Treasury-Indexed Bonds are a defensive alternative for investors seeking to preserve purchasing power. They are less volatile than stocks, commodities or currencies, and given their predictable real return, inflation-linked bonds are arguably a more reliable way to protect against inflation than equities.
History suggests that spikes in inflation can occur without warning, particularly after long periods of low inflation. Similar to an insurance premium, the best time to purchase protection against inflation can be before it starts rising. Investors looking to employ inflation-linked strategies in their portfolios should understand how these securities react to changing market conditions. The best way to understand what the market is expecting for inflation is to understand the break-even inflation rate.
Understanding Breakeven Inflation
In its simplest form, breakeven inflation is the difference in yield between treasury-indexed bonds and nominal bonds for a given maturity (for example, 10-year Treasury Bond yield less 10-year Treasury-Indexed Bond Yield).
This is considered a rough measure of future inflationary expectations.
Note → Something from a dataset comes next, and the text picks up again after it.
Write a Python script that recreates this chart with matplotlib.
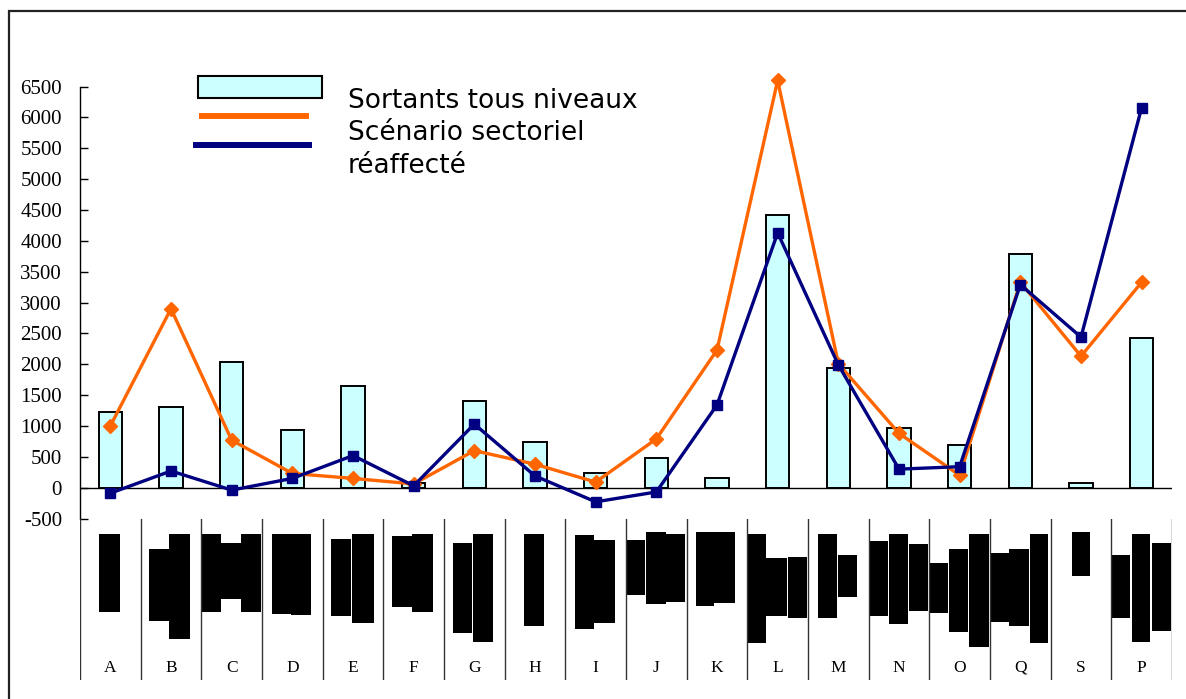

Breakeven inflation encompasses both the expected inflation rate and the inflation risk premium, two components of nominal yields that on their own are not always easily quantifiable. Put another way, breakeven inflation is the future inflation rate required for a real bond to achieve the same return as a comparable nominal bond, if held to maturity.
If actual inflation is more than breakeven inflation, a real bond is likely to outperform the nominal bond. If actual inflation is less than breakeven inflation, the nominal bond is likely to outperform. Breakeven inflation is only a rough measure because a number of factors can influence it, including liquidity and supply and demand.